Sin embargo, fue Auschwitz, el campo hoy conmemorado, el que superó toda estadística llegando al millón cien mil personas que dejaron su vida allí. Fue en 1944 cuando se dieron la mayoría de muertes en este campo, momento en que las infraestructuras de exterminio industrial –y de alejamiento moral de la muerte– alcanzaron sus cotas máximas de efectividad. En su mayoría fueron judíos los allí exterminados, y concretamente judíos húngaros. La obra sirve también para fijarse en ciertos colectivos, más allá de este, que habitaron el campo: gitanos, con sus privilegios iniciales para poder vivir en familia, y Testigos de Jehová, cuyos testimonios son sorprendentes por la entereza de su fe, la colaboración con las familias nazis debido a su confianza absoluta en la divinidad y su providencia, y el cierto aprecio que llegaron a tener por parte de generales de la SS por sus buenos cuidados a sus hijos.
El resto es bastante conocido y la prensa se hace eco de ello. Las marchas de la muerte, una vez el Ejército Rojo se aproximaba en enero de 1945, incrementaron el nivel de mortalidad del campo en los traslados forzosos hacia Austria o Alemania. Muchos de ellos fueron a Bergen-Belsen, en la Baja Sajonia, conocido por las escenas filmadas tras su liberación, y la nula organización del campo, abandonado, con ausencia de toda dignidad humana.

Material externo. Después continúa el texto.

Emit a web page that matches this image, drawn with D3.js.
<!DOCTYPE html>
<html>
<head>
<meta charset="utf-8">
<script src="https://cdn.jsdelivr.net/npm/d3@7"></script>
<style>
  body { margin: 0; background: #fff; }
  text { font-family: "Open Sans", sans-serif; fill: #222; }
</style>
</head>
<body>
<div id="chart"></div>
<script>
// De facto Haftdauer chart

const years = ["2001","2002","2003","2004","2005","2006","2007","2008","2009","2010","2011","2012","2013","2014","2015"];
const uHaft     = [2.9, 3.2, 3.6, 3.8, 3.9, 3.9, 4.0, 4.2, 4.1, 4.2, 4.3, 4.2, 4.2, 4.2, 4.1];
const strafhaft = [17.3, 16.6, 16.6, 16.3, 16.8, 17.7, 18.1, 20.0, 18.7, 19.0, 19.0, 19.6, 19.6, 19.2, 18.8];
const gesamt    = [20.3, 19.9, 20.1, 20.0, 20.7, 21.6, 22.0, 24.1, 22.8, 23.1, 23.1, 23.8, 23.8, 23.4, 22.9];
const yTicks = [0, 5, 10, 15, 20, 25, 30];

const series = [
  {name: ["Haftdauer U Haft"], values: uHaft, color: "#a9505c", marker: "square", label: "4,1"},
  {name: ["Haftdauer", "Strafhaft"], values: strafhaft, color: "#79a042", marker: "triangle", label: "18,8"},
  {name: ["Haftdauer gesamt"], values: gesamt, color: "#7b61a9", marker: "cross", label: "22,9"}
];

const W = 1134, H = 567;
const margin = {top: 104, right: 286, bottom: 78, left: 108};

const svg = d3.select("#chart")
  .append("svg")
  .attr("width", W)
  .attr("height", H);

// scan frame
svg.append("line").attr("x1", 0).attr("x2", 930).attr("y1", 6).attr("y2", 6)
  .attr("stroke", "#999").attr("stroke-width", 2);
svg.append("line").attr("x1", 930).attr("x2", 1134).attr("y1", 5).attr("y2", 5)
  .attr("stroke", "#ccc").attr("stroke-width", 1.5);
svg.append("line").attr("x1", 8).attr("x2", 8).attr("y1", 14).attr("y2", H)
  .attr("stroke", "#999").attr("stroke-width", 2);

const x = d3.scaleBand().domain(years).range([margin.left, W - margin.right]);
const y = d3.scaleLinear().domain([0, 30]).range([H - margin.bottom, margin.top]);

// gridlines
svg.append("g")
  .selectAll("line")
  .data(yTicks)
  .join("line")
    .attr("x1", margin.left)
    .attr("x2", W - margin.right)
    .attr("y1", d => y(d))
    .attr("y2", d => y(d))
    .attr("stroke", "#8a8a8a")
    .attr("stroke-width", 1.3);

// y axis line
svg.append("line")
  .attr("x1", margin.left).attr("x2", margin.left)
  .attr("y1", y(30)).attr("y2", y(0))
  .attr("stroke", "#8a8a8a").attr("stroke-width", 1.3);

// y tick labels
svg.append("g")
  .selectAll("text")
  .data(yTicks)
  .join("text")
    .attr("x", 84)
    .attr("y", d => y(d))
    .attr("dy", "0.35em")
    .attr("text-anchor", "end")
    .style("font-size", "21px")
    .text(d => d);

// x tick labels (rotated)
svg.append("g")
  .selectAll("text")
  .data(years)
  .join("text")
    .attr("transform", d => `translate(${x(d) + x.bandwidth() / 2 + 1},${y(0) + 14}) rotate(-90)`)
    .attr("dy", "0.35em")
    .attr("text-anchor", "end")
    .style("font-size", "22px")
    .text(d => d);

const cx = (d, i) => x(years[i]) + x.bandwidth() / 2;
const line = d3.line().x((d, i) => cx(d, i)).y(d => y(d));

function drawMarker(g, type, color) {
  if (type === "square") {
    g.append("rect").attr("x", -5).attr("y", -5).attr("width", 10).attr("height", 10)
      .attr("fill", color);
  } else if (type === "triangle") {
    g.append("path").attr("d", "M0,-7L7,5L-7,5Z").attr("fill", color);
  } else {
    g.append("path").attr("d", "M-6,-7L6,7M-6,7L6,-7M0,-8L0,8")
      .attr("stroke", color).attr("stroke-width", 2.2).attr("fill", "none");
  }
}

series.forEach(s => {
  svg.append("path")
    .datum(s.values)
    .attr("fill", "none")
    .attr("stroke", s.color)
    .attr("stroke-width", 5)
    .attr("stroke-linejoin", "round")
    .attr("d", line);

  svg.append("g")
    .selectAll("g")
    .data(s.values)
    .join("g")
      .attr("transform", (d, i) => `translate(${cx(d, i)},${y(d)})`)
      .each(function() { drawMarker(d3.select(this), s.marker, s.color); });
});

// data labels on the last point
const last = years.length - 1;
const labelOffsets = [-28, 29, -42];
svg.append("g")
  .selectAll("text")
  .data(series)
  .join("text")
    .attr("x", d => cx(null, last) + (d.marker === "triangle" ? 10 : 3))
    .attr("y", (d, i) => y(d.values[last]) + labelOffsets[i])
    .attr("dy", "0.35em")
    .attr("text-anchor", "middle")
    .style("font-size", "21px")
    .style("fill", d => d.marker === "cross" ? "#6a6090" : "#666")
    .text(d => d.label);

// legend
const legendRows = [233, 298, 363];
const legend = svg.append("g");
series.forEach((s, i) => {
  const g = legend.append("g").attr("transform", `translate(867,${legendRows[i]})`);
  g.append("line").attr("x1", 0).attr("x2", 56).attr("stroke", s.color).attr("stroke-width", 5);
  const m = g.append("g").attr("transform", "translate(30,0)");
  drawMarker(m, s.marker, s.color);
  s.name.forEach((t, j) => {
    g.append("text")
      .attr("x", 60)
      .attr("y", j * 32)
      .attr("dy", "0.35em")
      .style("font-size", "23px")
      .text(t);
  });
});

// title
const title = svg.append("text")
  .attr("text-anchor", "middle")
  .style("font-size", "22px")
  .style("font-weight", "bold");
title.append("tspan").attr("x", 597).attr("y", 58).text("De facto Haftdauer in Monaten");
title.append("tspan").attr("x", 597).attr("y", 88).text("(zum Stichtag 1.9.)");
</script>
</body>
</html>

Más allá de todo esto, insisto en mi recomendación de esta obra por alumbrar otros aspectos que quizás sigan siendo oscuros para la mayoría de las personas: los asesinatos de antiguos nazis por la Brigada Judía británica, sin ninguna garantía jurídica; la segunda condena a la que se vieron sometidos los judíos liberados por encontrar sus casas ocupadas; las deportaciones que Stalin ejerció tras la guerra a calmucos, tártaros y chechenos, acusados de colaboración por su negativa a aceptar la noción de “preso político”; y la impunidad con la que quedaron muchos de los miembros de bajo rango de la SS. Indica Rees que de 6500 personas colaborando con este exterminio entre 1940-1945, solo fueron 750 castigados. Sin embargo, hoy los protagonistas son los pocos supervivientes que quedan de los 7000 que lograron salir de aquel infierno con vida.